Makalede şunlar kaydedildi:
"Roketlerin atalarından sayılacak yeni bir ateşli silah icat eden Bayramoğlu Ali Ağa hem harp sanatını hem de icatlarını anlattığı bir kitap yazmış, bu yeni silahları ve kullanım şekillerini resimlerle ortaya koymuştu.
Bayramoğlu Ali Ağa, kaleme aldığı Ümmü'l-Gaza fî Tedbîri'l-Harb ve Levazimihâ isimli eserde harp sanatından, kendi icadı olan silahlardan ve aletlerden söz eder. Top türlerini, havanları tanıtır ve harpte alınması gereken tedbirleri anlatır. Temeşvar gibi kimi kalelerin fethedilmesi esnasında yapılan istihkâmları anlatır. Ali Ağa bu eserinde savaşlarda başarısızlıkları silah icadında ve üretiminde duraklamaya atfeder. Padişaha yeni silahlar ortaya koyulmasını tavsiye eder.
Osmanlı dünyasında böyle bir eserin yazılmış olması ve yeni icat edilen silahların resimleri ile sunulması şaşırtıcıdır. Eserde savaş sahneleri ve silahlar net ve iyi bir şekilde tasvir edilmiştir.
Bayramoğlu Ali Ağa'nın sözünü ettiği silahlardan ilki, kale kuşatmalarında kullanılan ve tamamen kendi icadı olan tulumba isimli roketlerdir. Eserinde resimlerini de verdiği bu roketlerin tariflerini detaylı bir şekilde yapmaktadır. Bunların 11-12 arşın yani 7-8 metre boyunda olduğunu ve bir bireyin güçlükle kucaklayabileceğini belirtir. Bu yeni silahın resimlerini yaparak etkisinin ne kadar büyük olduğunu da ifade eder. Ayrıca eskiden kullanılan tulumbaların az bir ateş saçtığını ve kurşun atmadığını dile getirir.
Bayramoğlu Ali Ağa'nın icat ettiği bir diğer alet de balistik bir terazidir. Yine onun ifadelerine göre bu terazi hata yapmaz ve verileri çok net olarak ifade eder. '…hiç tehallüf eylemez ve aldatmaz. Kullanacak şeydir. Amma üstatlar cebinden bir terazi çıkarır bakar bakar kendi dahi bilmez ne meziyettedir. Mademki terazide meydan yoktur anlamaz ve hem 45 hesabındandır zira 90 hesabından terazi kimsede yoktur bu hakir icat eyledim ve kimse de bu sanatı bilmezler bu dahi birer kârdır havanın içinin doğruluğun bildirir'.

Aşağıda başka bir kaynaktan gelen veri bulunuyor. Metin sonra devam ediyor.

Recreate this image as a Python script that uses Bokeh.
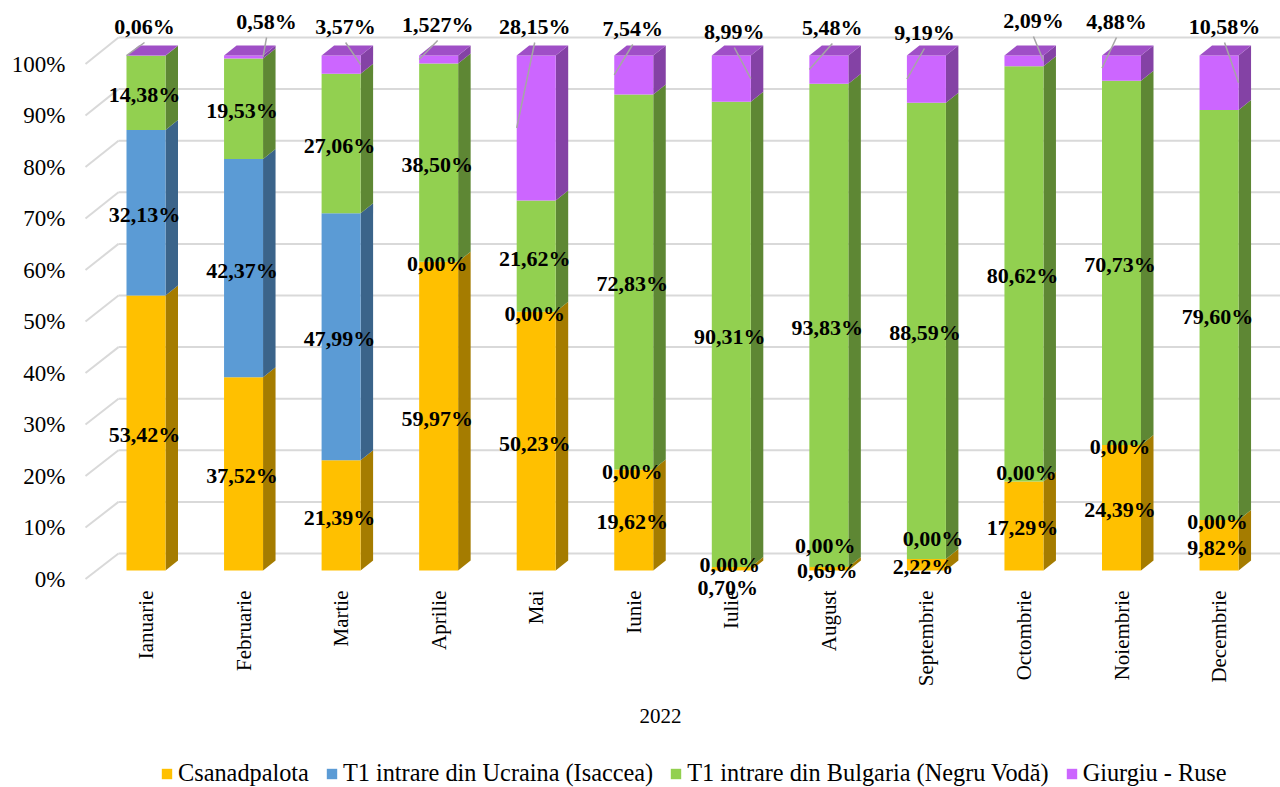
import math
from bokeh.plotting import figure
from bokeh.models import (Range1d, LinearAxis, FixedTicker, ColumnDataSource,
                          LabelSet, Legend, LegendItem)
from bokeh.core.properties import value
from bokeh.embed import file_html
from bokeh.resources import INLINE

# ---------------- data ----------------
months = ["Ianuarie", "Februarie", "Martie", "Aprilie", "Mai", "Iunie", "Iulie",
          "August", "Septembrie", "Octombrie", "Noiembrie", "Decembrie"]
series_names = ["Csanadpalota", "T1 intrare din Ucraina (Isaccea)",
                "T1 intrare din Bulgaria (Negru Vodă)", "Giurgiu - Ruse"]
csanadpalota = [53.42, 37.52, 21.39, 59.97, 50.23, 19.62, 0.70, 0.69, 2.22, 17.29, 24.39, 9.82]
isaccea = [32.13, 42.37, 47.99, 0.00, 0.00, 0.00, 0.00, 0.00, 0.00, 0.00, 0.00, 0.00]
negru_voda = [14.38, 19.53, 27.06, 38.50, 21.62, 72.83, 90.31, 93.83, 88.59, 80.62, 70.73, 79.60]
giurgiu_ruse = [0.06, 0.58, 3.57, 1.527, 28.15, 7.54, 8.99, 5.48, 9.19, 2.09, 4.88, 10.58]
y_ticks = [0, 10, 20, 30, 40, 50, 60, 70, 80, 90, 100]
x_title = "2022"

series_values = [csanadpalota, isaccea, negru_voda, giurgiu_ruse]

# ---------------- style / layout ----------------
front_colors = ["#FFC000", "#5B9BD5", "#92D050", "#CC66FF"]
FONT = "Liberation Serif"


def shade(hex_color, f):
    h = hex_color.lstrip("#")
    r, g, b = (int(h[i:i + 2], 16) for i in (0, 2, 4))
    return "#%02X%02X%02X" % (int(r * f), int(g * f), int(b * f))


side_colors = [shade(c, 0.65) for c in front_colors]
top_colors = [shade(c, 0.78) for c in front_colors]

# page-pixel projection constants (page == figure, template has no margin)
PX_X0, PX_DX = 145.5, 97.55      # centre of first bar, spacing
PY0, PY_PER = 570.0, 5.15        # bar plane: 0% line, px per percent
W, H = 1280, 787
FL, FR, FT, FB = 75, W, 0, H     # frame edges
AXIS_PY = 581                    # where the category axis sits
BAR_W_PX = 39.0
DEPTH_DX, DEPTH_DY = 12.5, 10.0
FRONT_XL, BACK_XL = 85, 118
FRONT_Y0, BACK_Y0, BACK_PER = 578.5, 553.0, 5.16


def X(px):
    return (px - PX_X0) / PX_DX


def Y(py):
    return (PY0 - py) / PY_PER


bw = BAR_W_PX / PX_DX
ddx = DEPTH_DX / PX_DX
ddy = DEPTH_DY / PY_PER

p = figure(width=W, height=H, output_backend="svg", toolbar_location=None,
           x_range=Range1d(X(FL), X(FR)), y_range=Range1d(Y(FB), Y(FT)),
           y_axis_location=None, min_border_left=FL, min_border_right=0,
           min_border_top=0, min_border_bottom=0)
p.outline_line_color = None
p.xgrid.visible = False
p.ygrid.visible = False
p.background_fill_color = "white"

# ---------------- back wall grid ----------------
gx0, gy0, gx1, gy1 = [], [], [], []
for v in y_ticks:
    yb = Y(BACK_Y0 - BACK_PER * v)
    yf = Y(FRONT_Y0 - PY_PER * v)
    gx0 += [X(FRONT_XL), X(BACK_XL)]
    gy0 += [yf, yb]
    gx1 += [X(BACK_XL), X(FR)]
    gy1 += [yb, yb]
p.segment(gx0, gy0, gx1, gy1, line_color="#D9D9D9", line_width=2)

# ---------------- bars ----------------
idx = list(range(len(months)))
bottoms = [0.0] * len(months)
renderers = []
seg_bottoms, seg_tops = [], []
for k, vals in enumerate(series_values):
    tops = [b + v for b, v in zip(bottoms, vals)]
    seg_bottoms.append(list(bottoms))
    seg_tops.append(tops)
    xs, ys = [], []
    for i in idx:
        xr = i + bw / 2
        xs.append([xr, xr + ddx, xr + ddx, xr])
        ys.append([bottoms[i], bottoms[i] + ddy, tops[i] + ddy, tops[i]])
    p.patches(xs, ys, fill_color=side_colors[k], line_color=None)
    r = p.vbar(x=idx, bottom=bottoms, top=tops, width=bw,
               fill_color=front_colors[k], line_color=None)
    renderers.append(r)
    bottoms = tops

# top faces (colour of the top-most non-empty series)
txs, tys, tcol = [], [], []
for i in idx:
    top = bottoms[i]
    k_top = max(k for k in range(4) if series_values[k][i] > 0)
    xl, xr = i - bw / 2, i + bw / 2
    txs.append([xl, xr, xr + ddx, xl + ddx])
    tys.append([top, top, top + ddy, top + ddy])
    tcol.append(top_colors[k_top])
p.patches(txs, tys, fill_color=tcol, line_color=None)

# ---------------- data labels ----------------


def fmt(v):
    s = f"{v:.3f}"
    if s.endswith("0"):
        s = s[:-1]
    return s.replace(".", ",") + "%"


# pixel nudges for labels moved to avoid collisions: (series, month): (dx, dy)
nudges = {(0, 6): (-2, 17), (1, 6): (0, -4), (1, 7): (-2, -23),
          (1, 8): (8, -23), (0, 8): (-2, 0), (1, 9): (4, -11)}
BASE_DY = 2

lx, ly, lt = [], [], []
for k in range(3):
    for i in idx:
        mid = (seg_bottoms[k][i] + seg_tops[k][i]) / 2
        dx, dy = nudges.get((k, i), (0, 0))
        cx = PX_X0 + PX_DX * i + dx - 1.5
        cy = PY0 - PY_PER * mid + BASE_DY + dy
        lx.append(X(cx))
        ly.append(Y(cy))
        lt.append(fmt(series_values[k][i]))

# top (Giurgiu - Ruse) labels with leader lines
top_dx = [-1.5, 23, 4.5, -1, -1.5, -1, 3, 3.5, -2, 9.5, -5, 5.5]
top_y = [26, 21, 26, 24, 26, 28, 31, 27, 32, 20, 21, 26]
top_side = ["L", "R", "R", "L", "L", "L", "R", "L", "L", "R", "L", "R"]
sx0, sy0, sx1, sy1 = [], [], [], []
for i in idx:
    cx = PX_X0 + PX_DX * i
    tx = cx + top_dx[i]
    lx.append(X(tx))
    ly.append(Y(top_y[i]))
    lt.append(fmt(giurgiu_ruse[i]))
    mid = (seg_bottoms[3][i] + seg_tops[3][i]) / 2
    ex = cx - BAR_W_PX / 2 if top_side[i] == "L" else cx + BAR_W_PX / 2
    sx0.append(X(tx))
    sy0.append(Y(top_y[i] + 16))
    sx1.append(X(ex))
    sy1.append(mid)
p.segment(sx0, sy0, sx1, sy1, line_color="#A6A6A6", line_width=1.5)

lab_src = ColumnDataSource(dict(x=lx, y=ly, text=lt))
p.add_layout(LabelSet(x="x", y="y", text="text", source=lab_src,
                      text_font=FONT, text_font_style="bold", text_font_size="22px",
                      text_color="#000000", text_align="center", text_baseline="middle"))

# ---------------- axes ----------------
xax = p.xaxis[0]
xax.fixed_location = Y(AXIS_PY)
xax.ticker = FixedTicker(ticks=idx, minor_ticks=[])
xax.major_label_overrides = {i: m for i, m in enumerate(months)}
xax.major_label_orientation = math.pi / 2
xax.major_label_text_font = FONT
xax.major_label_text_font_size = "21px"
xax.major_label_text_color = "#000000"
xax.major_label_standoff = 9
xax.axis_line_color = None
xax.major_tick_line_color = None
xax.minor_tick_line_color = None
xax.major_tick_out = 0
xax.major_tick_in = 0

# axis title
p.text(x=[X(660)], y=[Y(715)], text=[x_title], text_font=value(FONT),
       text_font_size="21px", text_color="#000000",
       text_align="center", text_baseline="middle")

p.extra_y_ranges = {"front": Range1d((FRONT_Y0 - FB) / PY_PER, (FRONT_Y0 - FT) / PY_PER)}
yax = LinearAxis(y_range_name="front", ticker=FixedTicker(ticks=y_ticks, minor_ticks=[]))
yax.major_label_overrides = {v: f"{v}%" for v in y_ticks}
yax.major_label_text_font = FONT
yax.major_label_text_font_size = "23px"
yax.major_label_text_color = "#000000"
yax.major_label_standoff = 10
yax.axis_line_color = None
yax.major_tick_line_color = None
yax.minor_tick_line_color = None
yax.major_tick_out = 0
yax.major_tick_in = 0
p.add_layout(yax, "left")

# ---------------- legend ----------------
legend = Legend(items=[LegendItem(label=n, renderers=[r]) for n, r in zip(series_names, renderers)],
                orientation="horizontal", location=(160 - FL, 0),
                glyph_width=13, glyph_height=13, label_standoff=5, spacing=16,
                padding=0, margin=0, border_line_alpha=0, background_fill_alpha=0,
                label_text_font=FONT, label_text_font_size="24.3px", label_text_color="#000000")
p.add_layout(legend, "center")

open("out.html", "w").write(file_html(p, INLINE))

Bayramoğlu Ali Ağa'nın bu ifadelerine göre bu terazi humbaraların yani havan toplarının atışında isabet ettirmek için balistik ayarında kullanılırdı. 90 derecelik bir teraziyi ilk defa kendisi icat etmiştir. Diğer humbaracılar ancak 45 derecelik bir terazi kullanmaktadırlar. Ali Ağa burada da kendi icat ettiği terazi ile diğer humbaracıların kullandığı eski terazinin resmini kıyas olarak vermektedir.
Bayramoğlu Ali Ağa'nın icat ettiği bir diğer araç ise son derece dikkat çekicidir. Vehb-i İlâhî olduğunu belirttiği âleti rüyasında görmüş ve uygulamıştır. Bu âlet, havan topunun üzerine konulup havan topunun kundağı üzerinde doğru olup olmadığını ölçmeye yaramaktadır. İfadesi şu şekildedir: '…bu dahi havanın yukarısında olan ağaç varacak menzili doğru belirtir, vehb-i ilahîdir, vâkı'ada gördüm…".